Higher Sugar Prices May Be Seen But Not Until 2013?
??? Fundamentals
Sugar futures are trying to find a bottom, as some bargain hunters are establishing long positions after the lead month October futures briefly fell below 19 cents per pound last week. Some bullish traders point to the potential for lower production out of India this coming season, as the monsoon season has been a disappointment. We are already seeing estimates of lower cane production, with the Indian Sugar Mills Association lowering their forecast for the 2012-13 season by 1 million metric tons to 24 million metric tons. This is 2 million tons below last season’s production totals and may curtail Sugar exports from the world’s second largest Sugar producer behind Brazil next year. However, any major rally in prices may not be seen until 2013, as we are still in the midst of a global Sugar surplus. Russian Sugar Beet production has increased sharply this year and is expected to reduce the country’s Sugar import needs. Brazil is currently holding significant supplies of Sugar, and any significant rally attempts may be met with hedge selling form Brazilian Sugar producers.

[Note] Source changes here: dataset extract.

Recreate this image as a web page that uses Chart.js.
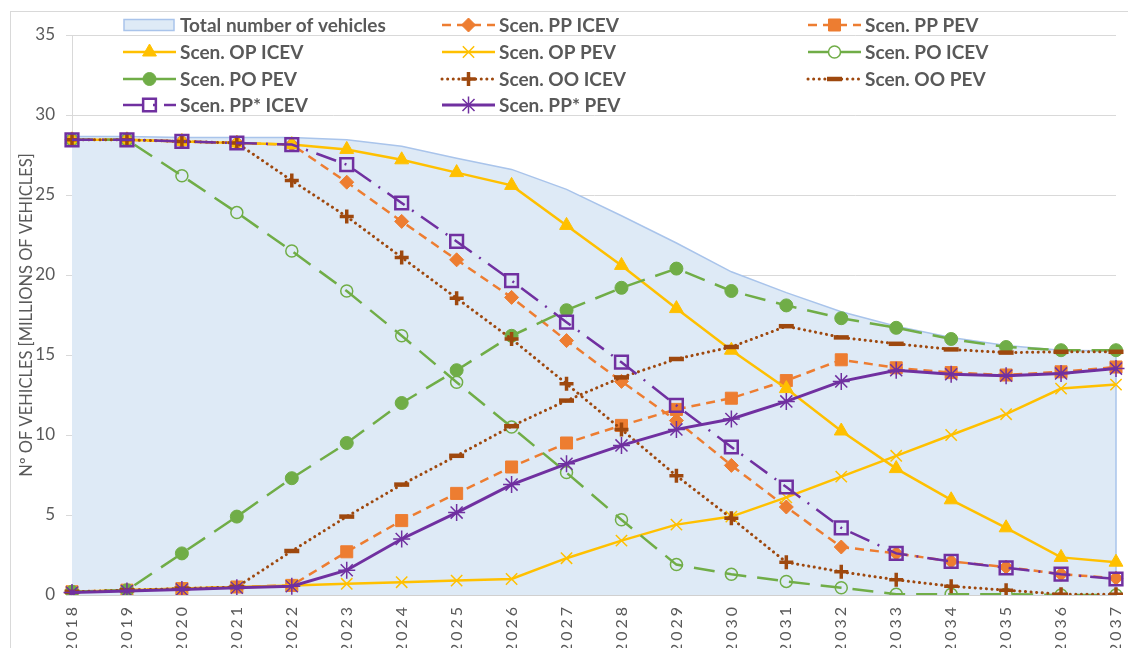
<!DOCTYPE html>
<html>
<head>
<meta charset="utf-8">
<script src="https://cdn.jsdelivr.net/npm/chart.js@4.4.1/dist/chart.umd.min.js"></script>
<style>
  html, body { margin: 0; padding: 0; background: #fff; overflow: hidden; }
  #wrap { width: 1128px; height: 648px; position: relative; overflow: hidden; }
</style>
</head>
<body>
<div id="wrap"><canvas id="chart" width="1128" height="648"></canvas></div>
<script>
// Data (millions of vehicles)
const years = ["2018", "2019", "2020", "2021", "2022", "2023", "2024", "2025", "2026", "2027",
               "2028", "2029", "2030", "2031", "2032", "2033", "2034", "2035", "2036", "2037"];
const yTicks = [0, 5, 10, 15, 20, 25, 30, 35];

const totalVehicles = [28.65, 28.65, 28.6, 28.6, 28.6, 28.45, 28.05, 27.3, 26.6, 25.35, 23.7, 22.0, 20.2, 18.9, 17.7, 16.8, 16.1, 15.6, 15.3, 15.25];
const ppIcev  = [28.45, 28.45, 28.35, 28.25, 28.15, 25.8, 23.35, 20.95, 18.6, 15.9, 13.35, 10.9, 8.1, 5.5, 3.0, 2.6, 2.1, 1.75, 1.3, 1.05];
const ppPev   = [0.2, 0.3, 0.4, 0.5, 0.6, 2.7, 4.65, 6.35, 8.0, 9.5, 10.6, 11.6, 12.3, 13.4, 14.7, 14.2, 13.9, 13.75, 13.95, 14.25];
const opIcev  = [28.45, 28.45, 28.35, 28.25, 28.15, 27.85, 27.2, 26.4, 25.6, 23.1, 20.6, 17.9, 15.3, 12.9, 10.25, 7.9, 5.95, 4.2, 2.35, 2.05];
const opPev   = [0.2, 0.3, 0.4, 0.5, 0.6, 0.7, 0.8, 0.9, 1.0, 2.3, 3.4, 4.4, 4.9, 6.1, 7.4, 8.7, 10.0, 11.3, 12.9, 13.15];
const poIcev  = [28.45, 28.45, 26.2, 23.9, 21.5, 19.0, 16.2, 13.3, 10.5, 7.65, 4.7, 1.9, 1.3, 0.85, 0.45, 0.05, 0.05, 0.05, 0, 0];
const poPev   = [0.2, 0.3, 2.6, 4.9, 7.3, 9.5, 12.0, 14.05, 16.2, 17.8, 19.2, 20.4, 19.0, 18.1, 17.3, 16.7, 16.0, 15.5, 15.3, 15.3];
const ooIcev  = [28.45, 28.45, 28.35, 28.25, 25.9, 23.65, 21.1, 18.55, 16.0, 13.2, 10.35, 7.45, 4.8, 2.05, 1.45, 0.95, 0.55, 0.3, 0.05, 0.05];
const ooPev   = [0.2, 0.3, 0.4, 0.5, 2.75, 4.9, 6.9, 8.7, 10.55, 12.15, 13.6, 14.75, 15.5, 16.8, 16.1, 15.7, 15.35, 15.15, 15.2, 15.2];
const ppsIcev = [28.45, 28.45, 28.35, 28.25, 28.15, 26.9, 24.5, 22.1, 19.65, 17.05, 14.55, 11.85, 9.25, 6.75, 4.2, 2.6, 2.1, 1.7, 1.3, 1.0];
const ppsPev  = [0.15, 0.25, 0.35, 0.45, 0.55, 1.55, 3.5, 5.15, 6.9, 8.2, 9.35, 10.35, 11.0, 12.1, 13.35, 14.05, 13.8, 13.7, 13.85, 14.15];

const ORANGE = "#ED7D31", GOLD = "#FFC000", GREEN = "#70AD47", BROWN = "#9E480E", PURPLE = "#7030A0";
const TEXT = "#595959", GRID = "#D9D9D9";

function line(label, data, color, dash, style, radius, opts) {
    return Object.assign({
        label, data,
        borderColor: color,
        borderWidth: 2.5,
        borderDash: dash,
        pointStyle: style,
        pointRadius: radius,
        pointBackgroundColor: color,
        pointBorderColor: color,
        pointBorderWidth: 1,
        fill: false,
        tension: 0
    }, opts || {});
}

const datasets = [
    {
        label: "Total number of vehicles",
        data: totalVehicles,
        fill: "origin",
        backgroundColor: "#DEEAF6",
        borderColor: "#A9C4EB",
        borderWidth: 1.5,
        pointRadius: 0,
        tension: 0
    },
    line("Scen. PP ICEV", ppIcev, ORANGE, [9, 6], "rectRot", 7),
    line("Scen. PP PEV", ppPev, ORANGE, [9, 6], "rect", 8.5),
    line("Scen. OP ICEV", opIcev, GOLD, [], "triangle", 8),
    line("Scen. OP PEV", opPev, GOLD, [], "crossRot", 8, { pointBorderWidth: 1.5 }),
    line("Scen. PO ICEV", poIcev, GREEN, [21, 11], "circle", 6, { pointBackgroundColor: "rgba(0,0,0,0)", pointBorderWidth: 1.5 }),
    line("Scen. PO PEV", poPev, GREEN, [21, 11], "circle", 6.5),
    line("Scen. OO ICEV", ooIcev, BROWN, [0.1, 5.5], "cross", 7, { borderWidth: 3, borderCapStyle: "round", pointBorderWidth: 3.5 }),
    line("Scen. OO PEV", ooPev, BROWN, [0.1, 5.5], "line", 7.5, { borderWidth: 3, borderCapStyle: "round", pointBorderWidth: 4.5 }),
    line("Scen. PP* ICEV", ppsIcev, PURPLE, [21, 9, 2, 9], "rect", 9, { pointBackgroundColor: "rgba(0,0,0,0)", pointBorderWidth: 2.5 }),
    line("Scen. PP* PEV", ppsPev, PURPLE, [], "star", 8.5, { borderWidth: 3, pointBorderWidth: 1.5 })
];
// later series are painted over earlier ones, the area stays at the back
datasets.forEach((d, i) => { d.order = datasets.length - 1 - i; });

// legend drawn inside the plot, 3 columns x 4 rows
const legendCols = [123, 442, 808];
const legendRows = [25, 52, 79, 105];

const legendPlugin = {
    id: "insideLegend",
    afterDraw(chart) {
        const ctx = chart.ctx;
        chart.data.datasets.forEach((ds, i) => {
            const x = legendCols[i % 3];
            const y = legendRows[Math.floor(i / 3)];
            ctx.save();
            if (i === 0) {
                ctx.fillStyle = ds.backgroundColor;
                ctx.strokeStyle = ds.borderColor;
                ctx.lineWidth = 1.5;
                ctx.fillRect(x + 1, y - 5.5, 50, 11);
                ctx.strokeRect(x + 1, y - 5.5, 50, 11);
            } else {
                ctx.strokeStyle = ds.borderColor;
                ctx.lineWidth = ds.borderWidth;
                ctx.lineCap = ds.borderCapStyle || "butt";
                ctx.setLineDash(ds.borderDash);
                ctx.beginPath();
                ctx.moveTo(x, y);
                ctx.lineTo(x + 53, y);
                ctx.stroke();
                ctx.setLineDash([]);
                ctx.fillStyle = ds.pointBackgroundColor;
                ctx.strokeStyle = ds.pointBorderColor;
                ctx.lineWidth = ds.pointBorderWidth;
                ctx.lineCap = "butt";
                Chart.helpers.drawPoint(ctx, {
                    pointStyle: ds.pointStyle,
                    radius: ds.pointRadius,
                    borderWidth: ds.pointBorderWidth,
                    rotation: 0
                }, x + 26.5, y);
            }
            ctx.fillStyle = TEXT;
            ctx.font = "bold 19px Lato";
            ctx.textBaseline = "middle";
            ctx.fillText(ds.label, x + 57, y + 1);
            ctx.restore();
        });
    }
};

const framePlugin = {
    id: "frame",
    beforeDraw(chart) {
        const ctx = chart.ctx;
        ctx.save();
        ctx.strokeStyle = GRID;
        ctx.lineWidth = 1;
        ctx.strokeRect(10.5, 11.5, 1300, 800);
        ctx.restore();
        // letter spaced year labels
        const xs = chart.scales.x;
        if (xs && !xs._spaced) {
            const orig = xs.drawLabels.bind(xs);
            xs.drawLabels = function (area) {
                this.ctx.save();
                this.ctx.letterSpacing = "3px";
                orig(area);
                this.ctx.restore();
            };
            xs._spaced = true;
        }
    },
    afterDatasetDraw(chart, args) {
        if (args.index !== 0) return;
        // right edge of the area
        const pts = args.meta.data;
        const last = pts[pts.length - 1];
        const ctx = chart.ctx;
        ctx.save();
        ctx.strokeStyle = chart.data.datasets[0].borderColor;
        ctx.lineWidth = 1.5;
        ctx.beginPath();
        ctx.moveTo(last.x, last.y);
        ctx.lineTo(last.x, chart.scales.y.getPixelForValue(0));
        ctx.stroke();
        ctx.restore();
    }
};

new Chart(document.getElementById("chart"), {
    type: "line",
    data: { labels: years, datasets },
    plugins: [framePlugin, legendPlugin],
    options: {
        responsive: false,
        animation: false,
        events: [],
        layout: { padding: { left: 10, right: 9, top: 35, bottom: 0 } },
        plugins: { legend: { display: false }, tooltip: { enabled: false } },
        scales: {
            x: {
                offset: false,
                grid: { display: false, drawTicks: false },
                border: { display: true, color: "#D0D0D0", width: 2 },
                ticks: {
                    color: TEXT,
                    font: { family: "Lato", size: 16 },
                    maxRotation: 90,
                    minRotation: 90,
                    autoSkip: false,
                    padding: 9
                },
                afterFit(scale) {
                    scale.height = 53;
                    scale.paddingLeft = 0;
                    scale.paddingRight = 0;
                }
            },
            y: {
                min: 0,
                max: 35,
                afterBuildTicks(scale) { scale.ticks = yTicks.map(v => ({ value: v })); },
                grid: { color: GRID, lineWidth: 1, tickLength: 6, drawTicks: true },
                border: { display: true, color: GRID, width: 1 },
                ticks: {
                    color: TEXT,
                    font: { family: "Lato", size: 17 },
                    padding: 11
                },
                title: {
                    display: true,
                    text: "Nº OF VEHICLES [MILLIONS OF VEHICLES]",
                    color: TEXT,
                    font: { family: "Lato", size: 16.5 },
                    padding: { top: 7, bottom: 0 }
                },
                afterFit(scale) { scale.width = 62; }
            }
        }
    }
});
</script>
</body>
</html>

Drier weather in the world’s largest Sugar producing nation is seen as beneficial for cane production, which may also weigh on prices in the near-term. Many bullish traders may need to wait until 2013 before we see any meaningful rally in Sugar prices, or until the current global surplus starts to recede.
?? Technical Notes
Looking at the daily chart for March Sugar, we notice prices attempting to rebound from lows not seen since January 2011.
The 140-day RSI has rebounded from oversold levels, with a current reading of 39.32. Recent rally attempts have been stymied by the 20-day moving average, and some traders may wish to keep an eye on how prices react as we move closer to this widely watched technical indicator. Support for March Sugar is seen at the recent low of 19.48, with resistance seen at the 20-day moving average currently near the 20.42 price level.